In the movie, the Ministry of Magic flatly denies the return of the Dark Lord (Voldemort, played by Ralph Fiennes) while Harry and Professor Dumbledore (Michael Gambon) desperately try to convince it otherwise. Harry returns to Hogwart’s for the fifth time, and finds Dolores Umbridge (Imelda Staunton) interfering with Hogwart’s affairs under the ministry’s authority.

Harry and his gang of followers secretly form their own Defense against the Dark Arts class, calling themselves Dumbledore’s Army, in response to Umbridge’s tyrannical methods. But they get exposed, and Dumbledore is charged with treason and is replaced by Umbridge as Hogwart’s headmaster.

Meanwhile, Sirius Black (Gary Oldman) recruits Harry into the Order of the Phoenix, a group devoted to fight Voldemort’s Death Eaters who are in search of a mystical object containing a particular prophecy. A climactic confrontation by Dumbledore’s Army and the Order of the Phoenix against the Dark Lord and the Death Eaters ends with terrible consequences. And the skies grow even darker.

To say that the series is becoming darker in story, look and tone with these final episodes is to repeat what the previous movie (Goblet of Fire) already meant. Also I think the publicists expect every reviewer to say so, so there: Order of the Phoenix is the darkest, most condensed Potter movie yet.

Relying heavily on the audience’s familiarity with its plot and characters, the movie lays the groundwork for the series’ inevitable conclusion. It is a plot-laden tale whose character development highlight involves a kiss with a fellow Hogwart’s student. Key word: series.
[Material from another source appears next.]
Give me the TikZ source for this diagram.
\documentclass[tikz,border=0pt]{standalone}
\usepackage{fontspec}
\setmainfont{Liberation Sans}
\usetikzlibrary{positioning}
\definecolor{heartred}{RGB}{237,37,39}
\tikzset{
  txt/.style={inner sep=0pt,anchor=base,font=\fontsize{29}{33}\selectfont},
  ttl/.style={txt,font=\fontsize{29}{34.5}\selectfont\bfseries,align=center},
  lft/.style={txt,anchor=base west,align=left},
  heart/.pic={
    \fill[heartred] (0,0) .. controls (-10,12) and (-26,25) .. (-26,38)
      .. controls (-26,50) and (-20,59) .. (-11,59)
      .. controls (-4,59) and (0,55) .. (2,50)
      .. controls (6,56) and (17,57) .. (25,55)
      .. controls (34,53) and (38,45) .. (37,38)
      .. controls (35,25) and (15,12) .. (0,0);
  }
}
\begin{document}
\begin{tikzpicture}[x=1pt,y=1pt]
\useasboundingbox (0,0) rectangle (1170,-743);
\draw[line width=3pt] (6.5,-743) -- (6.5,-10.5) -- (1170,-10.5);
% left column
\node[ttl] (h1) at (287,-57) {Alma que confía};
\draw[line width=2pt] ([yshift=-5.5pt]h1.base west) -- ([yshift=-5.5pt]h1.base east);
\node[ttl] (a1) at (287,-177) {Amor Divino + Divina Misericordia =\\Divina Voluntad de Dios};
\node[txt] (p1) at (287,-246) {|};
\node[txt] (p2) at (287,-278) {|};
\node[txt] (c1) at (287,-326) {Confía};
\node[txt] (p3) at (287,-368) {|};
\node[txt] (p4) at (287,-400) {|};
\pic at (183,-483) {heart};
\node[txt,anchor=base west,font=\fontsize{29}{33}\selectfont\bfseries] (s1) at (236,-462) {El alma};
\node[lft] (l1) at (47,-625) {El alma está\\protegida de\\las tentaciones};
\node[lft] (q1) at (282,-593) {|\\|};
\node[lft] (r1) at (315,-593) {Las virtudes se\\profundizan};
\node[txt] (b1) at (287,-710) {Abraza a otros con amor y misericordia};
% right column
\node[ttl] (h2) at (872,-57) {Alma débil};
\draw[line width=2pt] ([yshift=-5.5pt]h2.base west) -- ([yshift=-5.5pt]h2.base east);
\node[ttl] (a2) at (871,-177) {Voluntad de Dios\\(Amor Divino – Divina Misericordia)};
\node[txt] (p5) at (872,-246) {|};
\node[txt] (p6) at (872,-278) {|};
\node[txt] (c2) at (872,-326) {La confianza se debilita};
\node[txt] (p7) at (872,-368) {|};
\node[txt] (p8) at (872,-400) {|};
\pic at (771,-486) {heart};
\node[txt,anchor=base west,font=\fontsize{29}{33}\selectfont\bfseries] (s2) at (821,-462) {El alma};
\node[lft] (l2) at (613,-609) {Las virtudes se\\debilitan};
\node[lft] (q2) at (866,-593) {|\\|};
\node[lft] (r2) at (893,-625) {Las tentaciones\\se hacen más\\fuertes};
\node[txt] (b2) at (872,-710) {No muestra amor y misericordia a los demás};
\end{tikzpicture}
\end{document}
Visual effects still are great as money can buy, the music is atrocious, the river Thames is used as a background, and the staggering roster of acclaimed actors are practically underutilized – no thanks to the 800-page novel that had to be condensed into a 2-hour-plus movie that has to include as much information it can so the succeeding installments can still make sense.
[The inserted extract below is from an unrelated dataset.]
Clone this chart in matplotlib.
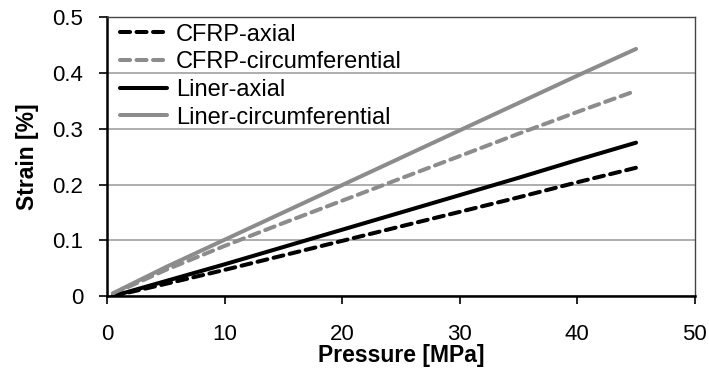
import matplotlib.pyplot as plt

plt.rcParams['font.family'] = ['Liberation Sans', 'DejaVu Sans']

# pressure [MPa] and strain [%]
pressure = [0.5, 5, 10, 15, 20, 25, 30, 35, 40, 45]
cfrp_axial = [0.0, 0.022, 0.047, 0.073, 0.099, 0.125, 0.151, 0.177, 0.204, 0.230]
cfrp_circ = [0.004, 0.047, 0.090, 0.131, 0.171, 0.211, 0.251, 0.291, 0.330, 0.368]
liner_axial = [0.0, 0.027, 0.057, 0.088, 0.119, 0.150, 0.181, 0.212, 0.244, 0.275]
liner_circ = [0.005, 0.052, 0.101, 0.150, 0.199, 0.248, 0.297, 0.346, 0.395, 0.443]

labels = ['CFRP-axial', 'CFRP-circumferential', 'Liner-axial', 'Liner-circumferential']
x_ticks = [0, 10, 20, 30, 40, 50]
y_ticks = [0, 0.1, 0.2, 0.3, 0.4, 0.5]

gray = '#8c8c8c'

fig = plt.figure(figsize=(7.09, 3.72), dpi=100)
ax = fig.add_axes([0.151, 0.204, 0.829, 0.750])

dash = (0, (2.5, 1.6))
kw = dict(lw=2.9, dash_capstyle='round', solid_capstyle='round')
ax.plot(pressure, cfrp_axial, color='black', ls=dash, label=labels[0], **kw)
ax.plot(pressure, cfrp_circ, color=gray, ls=dash, label=labels[1], **kw)
ax.plot(pressure, liner_axial, color='black', label=labels[2], **kw)
ax.plot(pressure, liner_circ, color=gray, label=labels[3], **kw)

ax.set_xlim(0, 50)
ax.set_ylim(0, 0.5)
ax.set_xticks(x_ticks)
ax.set_yticks(y_ticks)
ax.set_xticklabels([str(t) for t in x_ticks])
ax.set_yticklabels(['0', '0.1', '0.2', '0.3', '0.4', '0.5'])
ax.yaxis.grid(True, color='#a0a0a0', lw=1.2)
ax.set_axisbelow(True)

ax.tick_params(direction='out', length=6, width=1.2, labelsize=16)
ax.tick_params(axis='x', pad=14)
ax.tick_params(axis='y', pad=11)
for side in ['left', 'bottom']:
    ax.spines[side].set_linewidth(1.8)
for side in ['top', 'right']:
    ax.spines[side].set_linewidth(1.0)
    ax.spines[side].set_color('#444444')

ax.set_xlabel('Pressure [MPa]', fontsize=16.5, fontweight='bold', labelpad=-1)
ax.set_ylabel('Strain [%]', fontsize=16.5, fontweight='bold', labelpad=10)

ax.legend(loc='upper left', bbox_to_anchor=(0.01, 1.0), frameon=False,
          fontsize=17, handlelength=2.0, handletextpad=0.4,
          labelspacing=0.24, borderpad=0.28, borderaxespad=0)

fig.savefig('out.png', dpi=100)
Emma Watson has one great performance in the scene where Hermione and Ron (Rupert Grint) ask Harry about his first kiss. Newcomer Evanna Lynch makes an impression as Luna Lovegood, but it is Staunton who stands out as the bedimpled tyrant Umbridge. Children will no longer look at pink the same way as before.

Order of the Phoenix represents a new paradigm for the remaining Harry Potter films – that the sixth and seventh movies are now critic-proof. Whatever happens, audiences who have grown with Daniel Radcliffe will necessarily see Half-Blood Prince and the finale, Deathly Hallows. Stop calling it a kid’s movie, the star is no longer one.
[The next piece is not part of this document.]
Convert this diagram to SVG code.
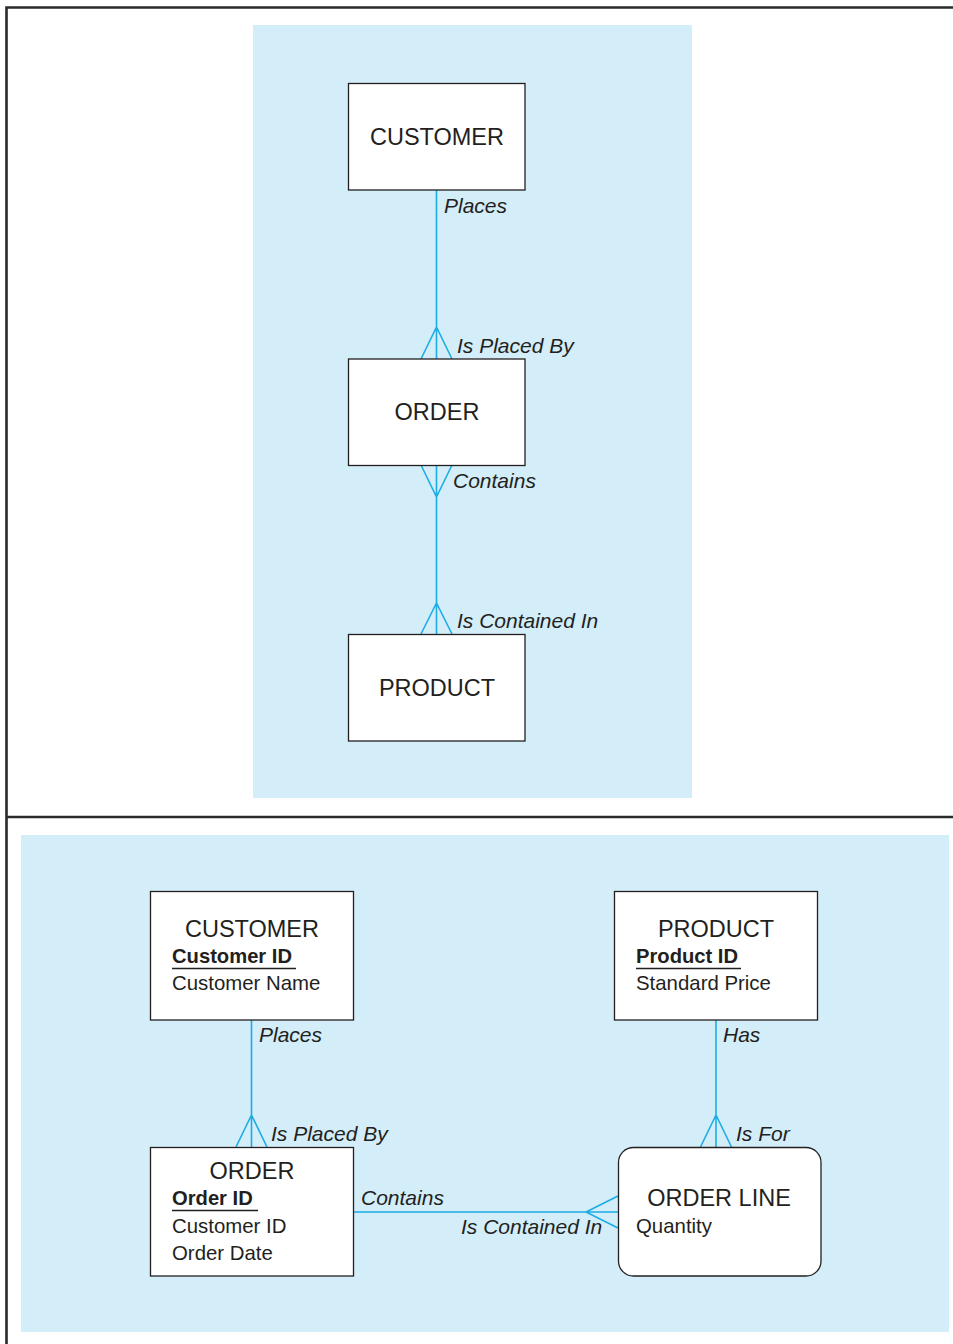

Whether directors Alfonso Cuaron (Azkaban) or Mike Newell (Goblet) made the best of the series or whether another director could have made the difference with the fifth no longer matters. At this point, several years after the first movie, the sum of the series’ parts is becoming the order of the day.

For the moment, Order of the Phoenix is a competent addition to the previous installments, neither greater nor weaker; it’s a necessary supplement to a long and familiar story that’s now drawing to a close.

But for the love of God, finish this series on the seventh outing, and let the actors – as well as the audience – take on new lives. I can’t imagine Radcliffe holding his own kid in his arms.